Las copas en Santiago no son tan caras como crees

Juan María Capeáns Garrido
juan capeáns SANTIAGO / LA VOZ

SANTIAGO

AGUSTIN GONZALEZ

El estacazo del euro a la movida, del que se cumplen dos décadas, quedó atenuado con los años y coincidió con el auge del botellón en la ciudad

18 oct 2021 . Actualizado a las 23:46 h.

De vez en cuando hay que ponerle algo de luz a la noche. Igual que cada verano nos preguntamos por qué arde Galicia, en Santiago, todos los otoños de nuestro señor, quemamos en la pira de la desmemoria a una nueva generación de jóvenes que de madrugada nos parecen más gritones, más alcohólicos, más desnortados y, en general, más incívicos. Cuarenta años llevamos así, y el problema se agrava cuanto más se callejea y menos tiempo se pasa en los bares, que junto a los vecinos han acabado por ser los otros grandes damnificados.

El divorcio entre los clientes y los locales no es nuevo. La palabra «botellón» en el sentido que ahora se practica, se tolera o se aborrece se utilizó por primera vez en La Voz en 1997, cuando tres pizpiretas universitarias de Santiago daban ya con la clave sobre su manera de entender la movida: «Se compran las botellas en un supermercado y se beben en cualquier parte. Es lo que se llama un botellón y resulta la forma más barata», explicaban al reportero Rocío, Mónica y Paloma. ¡Ah, queridas, era por el dinero! Entonces se pagaba en pesetas, España iba como un tiro y las copas todavía era relativamente asequibles. Y aunque quede feo escribirlo y no cuente con un sesudo estudio sociológico de la USC que lo respalde, es fácil intuir que los universitarios de los 80 y 90 procedían de familias más acomodadas.

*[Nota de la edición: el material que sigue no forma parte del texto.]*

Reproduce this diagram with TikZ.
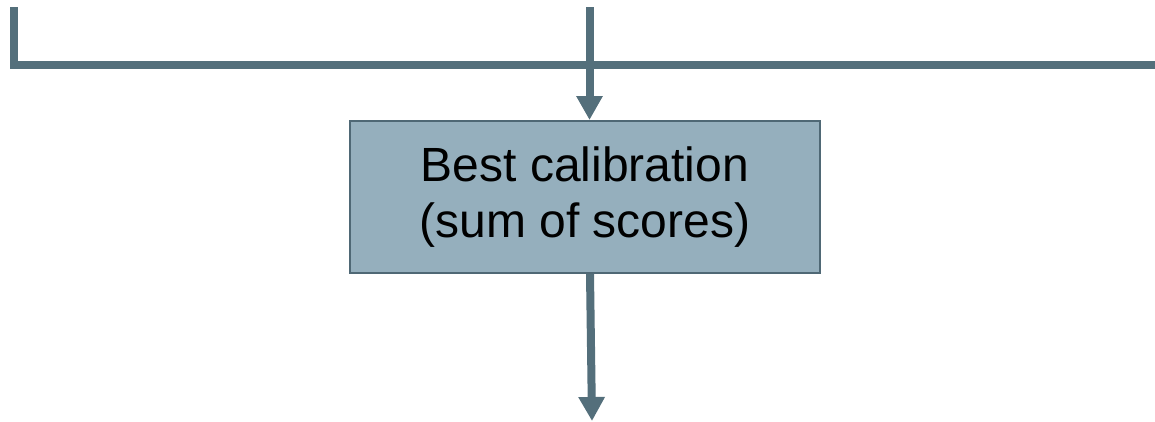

Fue, sin duda, la llegada del euro lo que alteró el ecosistema. Casi sin darnos cuenta pasamos de pagar en el 2001 un cubata con una moneda de 500 pesetas (3 euros) -en los bares más modestos te daban vuelta- a soltar cinco euros (832 pesetas) y rogar por las gracias. Pero en ese precio siguen instalados muchos locales, incapaces de cobrar más mirándole a los ojos al cliente.

Pese a que la vida se encareció un 46 % desde la llegada del euro, hubo nichos vinculados al ocio que aguantaron el estirón. La ropa, la música y con el tiempo las copas, que era todo lo que necesitabas para salir, no siguieron la escalada salvaje del coste de las cosas. Entonces, ¿por qué sigue calando la idea de que salir por la noche es caro? A lo mejor la culpa la tienen las hamburguesas gourmet de diez euros; o el taxi que ahora tienes que pagar porque ya no puedes vivir en el centro; o la tarifa ilimitada de datos; o la factura de la luz del piso compartido; o la mensualidad de Netflix; o será el hachís, que me dice un amigo que está por las nubes. Elementos de consumo que a duras penas computan en la inflación de la felicidad.